In the town centre square is Torrington Heritage Museum, entry being free courtesy of nice local volunteers. Until the pannier market was built in 1842, trade was conducted in The Shambles. Murals of the various trades and events decorate the walls. The peasant being punished in the stocks looks surprisingly cheerful.
On the same side is the church of St. Michael. Its first known vicar was in 1259, though it's likely that a church existed here much earlier. During the Battle of Torrington the church was blown up: the Royalists had stored gunpowder there, where Cromwell's Roundheads had kept 200 Royalist prisoners. They are buried in a mass grave under a mound of cobblestones.

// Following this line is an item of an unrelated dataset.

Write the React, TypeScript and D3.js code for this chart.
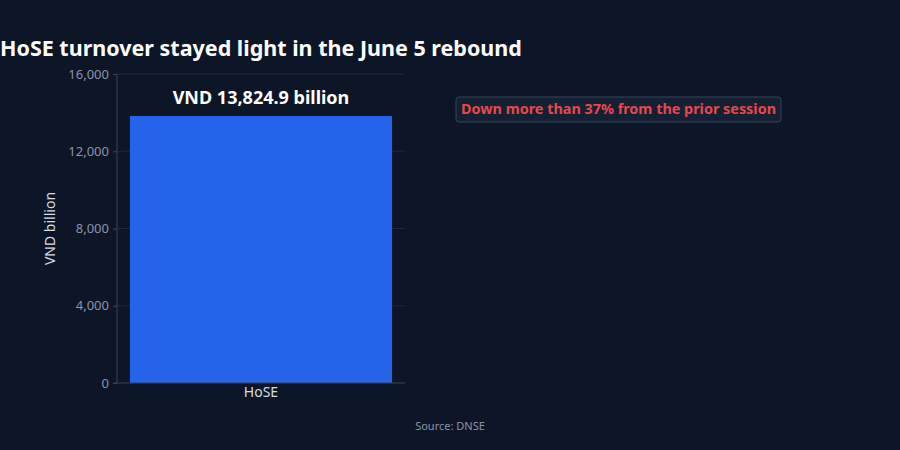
import { useEffect, useRef } from 'react';
import * as d3 from 'd3';

const categories = ['HoSE'];
const turnover = [13824.9];
const yTicks = [0, 4000, 8000, 12000, 16000];
const barLabels = ['VND 13,824.9 billion'];
const title = 'HoSE turnover stayed light in the June 5 rebound';
const note = 'Down more than 37% from the prior session';
const source = 'Source: DNSE';

const width = 900;
const height = 450;
const bg = '#0d1626';
const barColor = '#2563eb';
const tickColor = '#8a94a6';
const axisColor = '#3a4556';
const gridColor = '#1e2939';
const font = '"Noto Sans", "Open Sans", sans-serif';
const margin = { top: 74, right: 495, bottom: 67, left: 117 };

export default function App() {
  const ref = useRef<SVGSVGElement>(null);

  useEffect(() => {
    const svg = d3.select(ref.current);
    svg.selectAll('*').remove();

    const gw = width - margin.left - margin.right;
    const gh = height - margin.top - margin.bottom;

    svg.append('rect').attr('width', width).attr('height', height).attr('fill', bg);

    const g = svg.append('g').attr('transform', `translate(${margin.left},${margin.top})`);

    const x = d3.scaleBand<string>().domain(categories).range([0, gw]).padding(0.047);
    const y = d3.scaleLinear().domain([0, 16000]).range([gh, 0]);

    // grid
    g.append('g')
      .selectAll('line')
      .data(yTicks.filter((t) => t > 0))
      .join('line')
      .attr('x1', 0)
      .attr('x2', gw)
      .attr('y1', (d) => y(d))
      .attr('y2', (d) => y(d))
      .attr('stroke', gridColor)
      .attr('stroke-width', 1);

    // bars
    g.selectAll('.bar')
      .data(categories)
      .join('rect')
      .attr('class', 'bar')
      .attr('x', (d) => x(d)!)
      .attr('width', x.bandwidth())
      .attr('y', (_, i) => y(turnover[i]))
      .attr('height', (_, i) => gh - y(turnover[i]))
      .attr('fill', barColor);

    // bar value labels
    g.selectAll('.val')
      .data(categories)
      .join('text')
      .attr('class', 'val')
      .attr('x', (d) => x(d)! + x.bandwidth() / 2)
      .attr('y', (_, i) => y(turnover[i]) - 12)
      .attr('text-anchor', 'middle')
      .attr('fill', '#ffffff')
      .attr('font-family', font)
      .attr('font-weight', 700)
      .attr('font-size', 18)
      .text((_, i) => barLabels[i]);

    // y axis
    const yAxis = g
      .append('g')
      .call(
        d3
          .axisLeft(y)
          .tickValues(yTicks)
          .tickSize(4)
          .tickPadding(4)
          .tickFormat((d) => d3.format(',')(d as number))
      );
    yAxis.select('.domain').attr('stroke', axisColor).attr('d', `M0,${gh}V0`);
    yAxis.selectAll('line').attr('stroke', axisColor);
    yAxis
      .selectAll('text')
      .attr('fill', tickColor)
      .attr('font-family', font)
      .attr('font-size', 13);

    // x axis
    const xAxis = g
      .append('g')
      .attr('transform', `translate(0,${gh})`)
      .call(d3.axisBottom(x).tickSize(0).tickPadding(4));
    xAxis.select('.domain').attr('stroke', axisColor).attr('d', `M-4,0H${gw}`);
    xAxis
      .selectAll('text')
      .attr('fill', '#d6dbe3')
      .attr('font-family', font)
      .attr('font-size', 14);

    // y axis title
    svg
      .append('text')
      .attr('transform', `translate(55,${margin.top + gh / 2}) rotate(-90)`)
      .attr('text-anchor', 'middle')
      .attr('fill', '#d6dbe3')
      .attr('font-family', font)
      .attr('font-size', 14)
      .text('VND billion');

    // title
    svg
      .append('text')
      .attr('x', 0)
      .attr('y', 56)
      .attr('fill', '#ffffff')
      .attr('font-family', font)
      .attr('font-weight', 700)
      .attr('font-size', 21.5)
      .text(title);

    // annotation
    const ann = svg.append('g');
    const t = ann
      .append('text')
      .attr('x', 618.5)
      .attr('y', 114)
      .attr('text-anchor', 'middle')
      .attr('fill', '#e5484d')
      .attr('font-family', font)
      .attr('font-weight', 700)
      .attr('font-size', 14.4)
      .text(note);
    const bb = (t.node() as SVGTextElement).getBBox();
    ann
      .insert('rect', 'text')
      .attr('x', bb.x - 5)
      .attr('y', 97)
      .attr('width', bb.width + 10)
      .attr('height', 25)
      .attr('rx', 3)
      .attr('fill', '#152033')
      .attr('stroke', '#36445a')
      .attr('stroke-width', 1);

    // source
    svg
      .append('text')
      .attr('x', 450)
      .attr('y', 430)
      .attr('text-anchor', 'middle')
      .attr('fill', '#8a94a6')
      .attr('font-family', font)
      .attr('font-size', 11)
      .text(source);
  }, []);

  return (
    <svg
      ref={ref}
      width={width}
      height={height}
      style={{ position: 'absolute', left: 0, top: 0, display: 'block' }}
    />
  );
}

The church can also be approached from pretty Church Lane. In the little close opposite the church are some picturesque cottages.
At the top of Castle Hill, where the 1646 cafe and centre is sited, is the main car park. Within the centre is the Physic Garden and outside are the remains of a castle. Fine views of the surrounding countryside can be had from here.
From early days the site of the town would have attracted Man to live there. High on a hill, with access to the River Torridge, game would have been spotted coming to drink (and thereby killed), enemies would have been visible as they approached (and thereby killed or taken prisoner).
The days of Cromwell's victory and England's subsequent doom and gloom are long over. Though the Battle ended Royalist hopes in the South-West and brought about the murder of King Charles I, the monarchy would be restored and good times would return. They have certainly returned to Torrington.